PTSD was formerly known as “shell shock” or “combat fatigue” during the mid-twentieth century. Many patients with PTSD report having flashbacks or intrusive thoughts which result in involuntarily re-living past traumatic events. Other symptoms include; avoiding reminders, negative thoughts or feelings, and arousal and reactive symptoms.[v] The most common treatments for PTSD are cognitive behavioral therapy or selective serotonin uptake inhibitors (SSRIs) including Paxil, Zoloft, and Prozac.[vi] SSRIs have side effects including insomnia, drowsiness, nausea, dizziness, nervousness, agitation, dry mouth, headache, blurred vision, and sexual problems.[vii]
Veterans suffer from mental illness and suicide at a rate 22% greater than the general population. On average 20 veterans commit suicide every day and 6 of these will have recently used VHA services.
The Opiod Epidemic
The opiod epidemic has affected millions and is still lacking a clear solution. One tool in the fight against opioid addiction is medical marijuana, which has been shown to be effective in reducing opioid use and side effects.

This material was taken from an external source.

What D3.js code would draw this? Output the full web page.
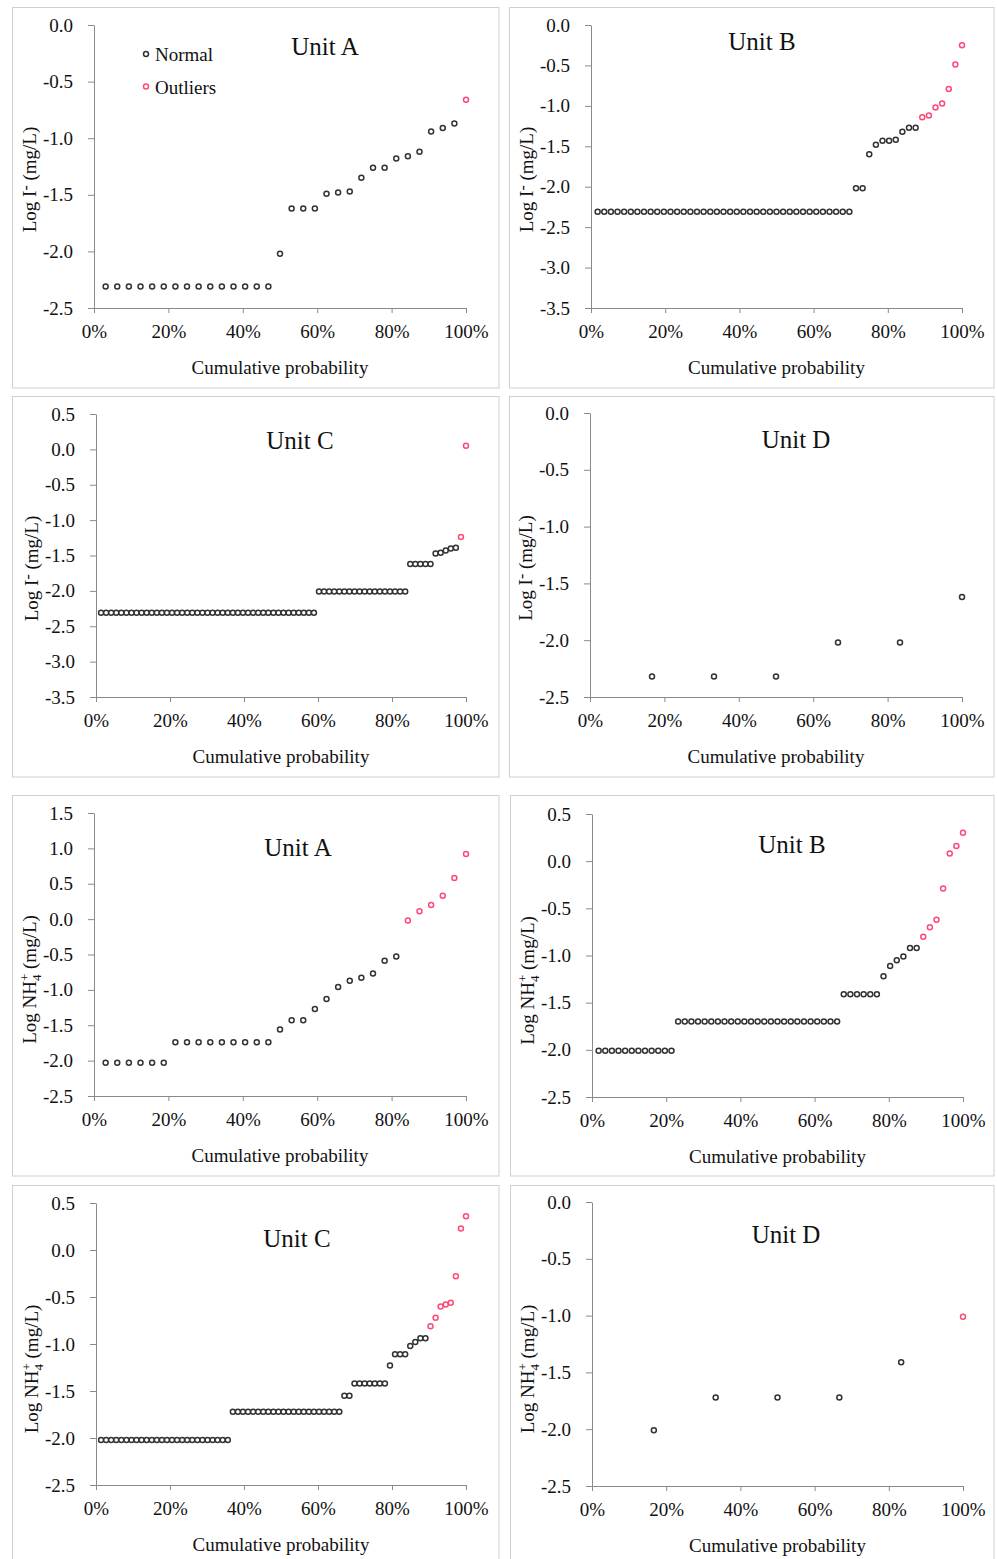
<!DOCTYPE html>
<html>
<head>
<meta charset="utf-8">
<script src="https://cdn.jsdelivr.net/npm/d3@7"></script>
<style>
body{margin:0;background:#fff;}
svg text{font-family:"Liberation Serif","Times New Roman",serif;fill:#111;}
</style>
</head>
<body>
<svg id="chart" width="997" height="1559"></svg>
<script>
//x axis ticks, shared by all panels
var xTicks = [0, 0.2, 0.4, 0.6, 0.8, 1.0];
var xTickLabels = ["0%", "20%", "40%", "60%", "80%", "100%"];
var unitNames = ["Unit A", "Unit B", "Unit C", "Unit D"];

//y axis ranges (log mg/L)
var yRangeI = [[-2.5, 0], [-3.5, 0], [-3.5, 0.5], [-2.5, 0]];
var yRangeN = [[-2.5, 1.5], [-2.5, 0.5], [-2.5, 0.5], [-2.5, 0]];

//Log I- , sorted values
var iA_normal = [-2.31,-2.31,-2.31,-2.31,-2.31,-2.31,-2.31,-2.31,-2.31,-2.31,
  -2.31,-2.31,-2.31,-2.31,-2.31,-2.02,-1.62,-1.62,-1.62,-1.49,
  -1.48,-1.47,-1.35,-1.26,-1.26,-1.18,-1.16,-1.12,-0.94,-0.91,-0.87];
var iA_out = [-0.66];

var iB_normal = [-2.31,-2.31,-2.31,-2.31,-2.31,-2.31,-2.31,-2.31,-2.31,-2.31,
  -2.31,-2.31,-2.31,-2.31,-2.31,-2.31,-2.31,-2.31,-2.31,-2.31,
  -2.31,-2.31,-2.31,-2.31,-2.31,-2.31,-2.31,-2.31,-2.31,-2.31,
  -2.31,-2.31,-2.31,-2.31,-2.31,-2.31,-2.31,-2.31,-2.31,
  -2.02,-2.02,-1.60,-1.48,-1.43,-1.43,-1.42,-1.32,-1.27,-1.27];
var iB_out = [-1.14,-1.12,-1.02,-0.97,-0.79,-0.49,-0.25];

var iC_normal = [-2.31,-2.31,-2.31,-2.31,-2.31,-2.31,-2.31,-2.31,-2.31,-2.31,
  -2.31,-2.31,-2.31,-2.31,-2.31,-2.31,-2.31,-2.31,-2.31,-2.31,
  -2.31,-2.31,-2.31,-2.31,-2.31,-2.31,-2.31,-2.31,-2.31,-2.31,
  -2.31,-2.31,-2.31,-2.31,-2.31,-2.31,-2.31,-2.31,-2.31,-2.31,
  -2.31,-2.31,-2.31,
  -2.01,-2.01,-2.01,-2.01,-2.01,-2.01,-2.01,-2.01,-2.01,-2.01,
  -2.01,-2.01,-2.01,-2.01,-2.01,-2.01,-2.01,-2.01,
  -1.62,-1.62,-1.62,-1.62,-1.62,-1.47,-1.46,-1.43,-1.40,-1.39];
var iC_out = [-1.24, 0.05];

var iD_normal = [-2.32,-2.32,-2.32,-2.02,-2.02,-1.62];
var iD_out = [];

//Log NH4+
var nA_normal = [-2.03,-2.03,-2.03,-2.03,-2.03,-2.03,
  -1.74,-1.74,-1.74,-1.74,-1.74,-1.74,-1.74,-1.74,-1.74,
  -1.56,-1.43,-1.43,-1.27,-1.13,-0.96,-0.87,-0.83,-0.77,-0.59,-0.53];
var nA_out = [-0.02,0.11,0.20,0.33,0.58,0.92];

var nB_normal = [-2.01,-2.01,-2.01,-2.01,-2.01,-2.01,-2.01,-2.01,-2.01,-2.01,-2.01,-2.01,
  -1.70,-1.70,-1.70,-1.70,-1.70,-1.70,-1.70,-1.70,-1.70,-1.70,
  -1.70,-1.70,-1.70,-1.70,-1.70,-1.70,-1.70,-1.70,-1.70,-1.70,
  -1.70,-1.70,-1.70,-1.70,-1.70,
  -1.41,-1.41,-1.41,-1.41,-1.41,-1.41,-1.22,-1.11,-1.05,-1.01,-0.92,-0.92];
var nB_out = [-0.80,-0.70,-0.62,-0.29,0.08,0.16,0.30];

var nC_normal = [-2.02,-2.02,-2.02,-2.02,-2.02,-2.02,-2.02,-2.02,-2.02,-2.02,
  -2.02,-2.02,-2.02,-2.02,-2.02,-2.02,-2.02,-2.02,-2.02,-2.02,
  -2.02,-2.02,-2.02,-2.02,-2.02,-2.02,
  -1.72,-1.72,-1.72,-1.72,-1.72,-1.72,-1.72,-1.72,-1.72,-1.72,
  -1.72,-1.72,-1.72,-1.72,-1.72,-1.72,-1.72,-1.72,-1.72,-1.72,-1.72,-1.72,
  -1.55,-1.55,-1.42,-1.42,-1.42,-1.42,-1.42,-1.42,-1.42,
  -1.23,-1.11,-1.11,-1.11,-1.02,-0.98,-0.94,-0.94];
var nC_out = [-0.81,-0.72,-0.60,-0.58,-0.56,-0.28,0.23,0.36];

var nD_normal = [-2.01,-1.72,-1.72,-1.72,-1.41];
var nD_out = [-1.01];

//panel layout: frame box, plot box [left,right,top,bottom], title position
var panels = [
  {frame:[12.5,7.5,499,388], plot:[94,466,25,308], title:[325,55], yr:yRangeI[0], normal:iA_normal, out:iA_out, ion:"I", unit:0, legend:true},
  {frame:[509.5,7.5,994,388], plot:[591,962,25,308], title:[762,50], yr:yRangeI[1], normal:iB_normal, out:iB_out, ion:"I", unit:1},
  {frame:[12.5,396.5,499,777], plot:[96,466,414,697], title:[300,449], yr:yRangeI[2], normal:iC_normal, out:iC_out, ion:"I", unit:2},
  {frame:[509.5,396.5,994,777], plot:[590,962,413,697], title:[796,448], yr:yRangeI[3], normal:iD_normal, out:iD_out, ion:"I", unit:3},
  {frame:[12.5,795.5,499,1176], plot:[94,466,813,1096], title:[298,856], yr:yRangeN[0], normal:nA_normal, out:nA_out, ion:"N", unit:0},
  {frame:[510.5,795.5,994,1176], plot:[592,963,814,1097], title:[792,853], yr:yRangeN[1], normal:nB_normal, out:nB_out, ion:"N", unit:1},
  {frame:[12.5,1185.5,499,1566], plot:[96,466,1203,1485], title:[297,1247], yr:yRangeN[2], normal:nC_normal, out:nC_out, ion:"N", unit:2},
  {frame:[510.5,1185.5,994,1566], plot:[592,963,1202,1486], title:[786,1243], yr:yRangeN[3], normal:nD_normal, out:nD_out, ion:"N", unit:3}
];

var normalColor = "#333333";
var outColor = "#ff4a78";
var axisColor = "#8a8a8a";

var svg = d3.select("#chart");

panels.forEach(function(p){
  var g = svg.append("g");

  g.append("rect")
    .attr("x", p.frame[0]).attr("y", p.frame[1])
    .attr("width", p.frame[2] - p.frame[0])
    .attr("height", p.frame[3] - p.frame[1])
    .attr("fill", "none")
    .attr("stroke", "#cfcfcf");

  var x = d3.scaleLinear().domain([0, 1]).range([p.plot[0], p.plot[1]]);
  var y = d3.scaleLinear().domain(p.yr).range([p.plot[3], p.plot[2]]);

  // y axis
  var yTicks = d3.range(p.yr[0], p.yr[1] + 0.01, 0.5);
  var yAxis = g.append("g")
    .attr("transform", "translate(" + p.plot[0] + ",0)")
    .call(d3.axisLeft(y).tickValues(yTicks).tickSize(6).tickSizeOuter(0).tickPadding(15)
      .tickFormat(function(d){ return (Math.abs(d) < 1e-9 ? 0 : d).toFixed(1); }));

  // x axis
  var xAxis = g.append("g")
    .attr("transform", "translate(0," + p.plot[3] + ")")
    .call(d3.axisBottom(x).tickValues(xTicks).tickSize(5).tickSizeOuter(0)
      .tickFormat(function(d, i){ return xTickLabels[i]; }));
  xAxis.selectAll("text").attr("y", 30).attr("dy", 0);

  [yAxis, xAxis].forEach(function(a){
    a.attr("font-family", null).attr("font-size", 19);
    a.selectAll("path, line").attr("stroke", axisColor);
    a.selectAll("text").attr("fill", "#111");
  });

  // axis titles
  g.append("text")
    .attr("x", (p.plot[0] + p.plot[1]) / 2)
    .attr("y", p.plot[3] + 66)
    .attr("text-anchor", "middle")
    .attr("font-size", 19)
    .text("Cumulative probability");

  var cy = (p.plot[2] + p.plot[3]) / 2 + (p.ion == "I" ? 13 : 25);
  var yl = g.append("text")
    .attr("transform", "translate(" + (p.plot[0] - 58) + "," + cy + ") rotate(-90)")
    .attr("text-anchor", "middle")
    .attr("font-size", 19);
  if (p.ion == "I"){
    yl.append("tspan").text("Log I");
    yl.append("tspan").attr("font-size", 16).attr("dy", -5).text("-");
    yl.append("tspan").attr("dy", 5).text(" (mg/L)");
  } else {
    yl.append("tspan").text("Log NH");
    yl.append("tspan").attr("font-size", 13).attr("dy", 5).text("4");
    yl.append("tspan").attr("font-size", 13).attr("dx", -6.5).attr("dy", -12).text("+");
    yl.append("tspan").attr("dy", 7).text(" (mg/L)");
  }

  g.append("text")
    .attr("x", p.title[0]).attr("y", p.title[1])
    .attr("text-anchor", "middle")
    .attr("font-size", 25)
    .text(unitNames[p.unit]);

  // points: cumulative probability = rank / n
  var all = p.normal.map(function(v){ return {v:v, o:false}; })
    .concat(p.out.map(function(v){ return {v:v, o:true}; }));
  var n = all.length;

  g.selectAll("circle.pt")
    .data(all)
    .enter()
    .append("circle")
      .attr("class", "pt")
      .attr("cx", function(d, i){ return x((i + 1) / n); })
      .attr("cy", function(d){ return y(d.v); })
      .attr("r", 2.5)
      .attr("fill", "#fff")
      .attr("stroke", function(d){ return d.o ? outColor : normalColor; })
      .attr("stroke-width", 1.5);

  // legend only in first panel
  if (p.legend){
    var lg = [{name:"Normal", c:normalColor}, {name:"Outliers", c:outColor}];
    lg.forEach(function(l, i){
      g.append("circle")
        .attr("cx", 146).attr("cy", 54 + i * 32.5)
        .attr("r", 2.5).attr("fill", "#fff")
        .attr("stroke", l.c).attr("stroke-width", 1.5);
      g.append("text")
        .attr("x", 155).attr("y", 61 + i * 32.5)
        .attr("font-size", 19)
        .text(l.name);
    });
  }
});
</script>
</body>
</html>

Are there efforts underway to legalize medical cannabis for veterans within VA?
Veterans are increasingly underrepresented in the legislative decision-making progress. The percentage of veterans serving in Congress declined from 81% in 1975 down to approximately 20% today. Still, some efforts to support veterans are moving forward.
VA scientists are able to conduct research on marijuana benefits and risks, and potential for abuse, under regulatory approval. Any questions related to research can be addressed to VHABLRD-CSRD@va.gov.
H.R. 5520, the VA Medicinal Cannabis Research Act of 2018, would promote scientific and medical research into the safety and efficacy of medicinal cannabis usage for veterans diagnosed with PTSD, TBIs, chronic pain and other illnesses and injuries by clarifying that research into medicinal cannabis is well within the authority of the VA.
Additionally, S. 3409, the Veterans Medical Marijuana Safe Harbor Act would empower VA physicians to issue medical cannabis recommendations in accordance with the laws of states where it’s legal. This legislation would also require VA to conduct studies on “the effects of medical marijuana on veterans in pain” and “the relationship between treatment programs involving medical marijuana that are approved by States, the access of veterans to such programs, and a reduction in opioid abuse among veterans.”
Can veterans get medical marijuana through the VA?
While the VA cannot deny veterans access to health care or compensation benefits due to medical marijuana use, its providers are prohibited, by law, to recommend or prescribe cannabis as the Food and Drug Administration (FDA) still classifies it as Schedule 1 drug. VA providers may only prescribe medications approved by the FDA.
VA policy indicates participation in state marijuana programs does not affect eligibility for VA care and services, and VA providers are able to discuss cannabis use with veteran patients and adjust care and treatment plans as needed. Veterans are encouraged to discuss medical marijuana use with their VA providers as part of their confidential medical record.
The VA will not pay for medical marijuana prescriptions from any source, nor will VA providers complete paperwork or forms required for a veteran to participate in a state-approved marijuana program.
Additionally, the use or possession of marijuana is prohibited at all VA medical centers, locations and grounds—even in states in which marijuana use is legal.
However, anecdotal feedback from veterans shows that VA’s directives and actual patient experiences sometimes differ in cases where a prescribed medical marijuana user walks into a federal (VA) facility.